Sahabe-i Kiramdan Ebû Hureyre’nin (R.A.) asıl ismi Abdurrahman hemen hiç kullanılmaz. Birgün ilimle meşgul olurken kedisi cübbesinin üzerinde uyur. Namaz vakti geldiğinden bu sevimli hayvanı uyandırmaya kıyamaz. Elbisenin o kısmını keserek Mescide gelir. Durumdan haberdar olan Fahr-i Kâinat (A.S.) bundan memnun olarak ona Ebû Hureyre (Kedi’nin babası, -koruyucusu-) der ve bu isimle anılır.

Meşayihin büyüklerinden Bâyezid-i Bestâmî hazretleri, bir kış gecesi kar, tipi içinde camiden evine dönerken köşebaşında donmak üzere olan bir köpek görür. Cüppesini hayvana sararak evine getirir, ısıtır, yedirir, hayvanı kurtarır. Bu merhametinden dolayı mânen çok büyük derece aldığı söylenir.

Kısa bir araştırmada sahih hadis kitaplarında görülen iki hikayeye internetten ulaşılabilir: Bir kadın kızdığı kediyi odaya hapsedip ölümüne sebebiyet verdiğinden cehennemlik; başka bir kadın susuzluktan kıvranan bir kediye ayakkabısı ile suladığından cennetlik olmuştur. Ayrıntıda farklı rivayetler vardır; kuyudan su çıkarıp köpeği suladığından bir erkeğin cennetlik olduğu gibi..

Yine Bayezid-i Bestâmî hazretleri, Hicaz’dan dönerken Hemedân’dan elbise boyamak için usfur adlı bitki tohumu alır. Evine geldiğinde tohumların içinde karıncaların olduğunu görür. Karıncalar olan şefkatinden onları yuvalarından ayrımamak için Bistam’dan Hemedân’a döner ve tohumları aldığı yere iade eder.
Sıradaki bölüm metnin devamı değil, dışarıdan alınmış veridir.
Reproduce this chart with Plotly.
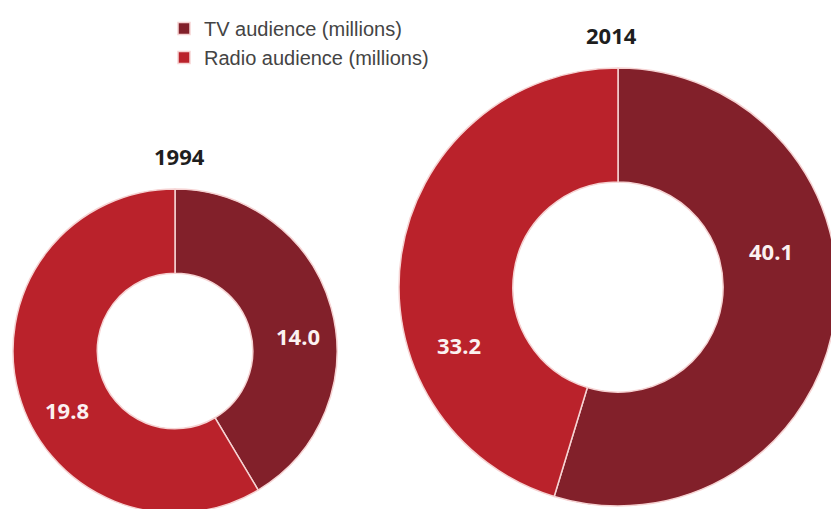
import plotly.graph_objects as go

# Audience figures (millions)
series_labels = ["TV audience (millions)", "Radio audience (millions)"]
years = ["1994", "2014"]
tv_audience = [14.0, 40.1]
radio_audience = [19.8, 33.2]

# Styling
colors = ["#82202a", "#ba222b"]
W, H = 840, 516


def px_x(x):
    return x / W


def px_y(y):
    return (H - y) / H


# Ring bounding boxes in pixels: (left, top, right, bottom)
ring_boxes = [(13, 189, 337, 513), (399, 68, 837, 506)]
# Year title centres and value-label centres in pixels
title_pos = [(179, 156), (611, 35)]
value_pos = [[(298, 336), (67, 410)], [(771, 251), (459, 345)]]

fig = go.Figure()
for i, year in enumerate(years):
    l, t, r, b = ring_boxes[i]
    vals = [tv_audience[i], radio_audience[i]]
    fig.add_trace(go.Pie(
        labels=series_labels,
        values=vals,
        hole=0.48,
        sort=False,
        direction="clockwise",
        rotation=0,
        marker=dict(colors=colors, line=dict(color="#f6d3d3", width=1.5)),
        textinfo="none",
        hoverinfo="label+value",
        domain=dict(x=[px_x(l), px_x(r)], y=[px_y(b), px_y(t)]),
        showlegend=(i == 0),
    ))
    fig.add_annotation(
        x=px_x(title_pos[i][0]), y=px_y(title_pos[i][1]),
        xref="paper", yref="paper", xanchor="center", yanchor="middle",
        text=f"<b>{year}</b>", showarrow=False,
        font=dict(family="Open Sans", size=22, color="#1e1e1e"),
    )
    for (lx, ly), v in zip(value_pos[i], vals):
        fig.add_annotation(
            x=px_x(lx), y=px_y(ly),
            xref="paper", yref="paper", xanchor="center", yanchor="middle",
            text=f"<b>{v:.1f}</b>", showarrow=False,
            font=dict(family="Open Sans", size=22, color="#fbf1f1"),
        )

fig.update_layout(
    width=W, height=H,
    margin=dict(l=0, r=0, t=0, b=0),
    paper_bgcolor="white",
    plot_bgcolor="white",
    legend=dict(
        x=px_x(164), y=px_y(9), xanchor="left", yanchor="top",
        font=dict(family="Liberation Sans, Arial", size=20, color="#444444"),
        bgcolor="rgba(0,0,0,0)",
        traceorder="normal",
        tracegroupgap=0,
    ),
)

fig.write_html(
    "out.html",
    post_script="document.documentElement.style.overflow='hidden';document.body.style.overflow='hidden';",
)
Kanûnî Sultan Süleyman, çok sevdiği gül dalına karıncalar musallat olunca bunların imhası için Şeyhülislamdan Ebussuud Efendi’den fetva ister: “Meyve ağacın sarınca karınca; Günah var mı karıncayı kırınca?” Ebussud Efendi’nin cevabı: “Yarın Hakk’ın divanına varınca; Süleyman’dan hakkın alır karınca!”

Medrese mensubu büyük dedelerimizden naklen aile büyüklerimizden duyduğumuza göre oltayla tutulan balık yenmez. Başkasının oltayla tuttuğu balığı dahi satın almak doğru değil. Çünkü oltanın kancası ağzına saplanan balığın duyduğu acının çığlığını denizdeki diğer canlılar duysa hiçbir hayatta kalmazmış.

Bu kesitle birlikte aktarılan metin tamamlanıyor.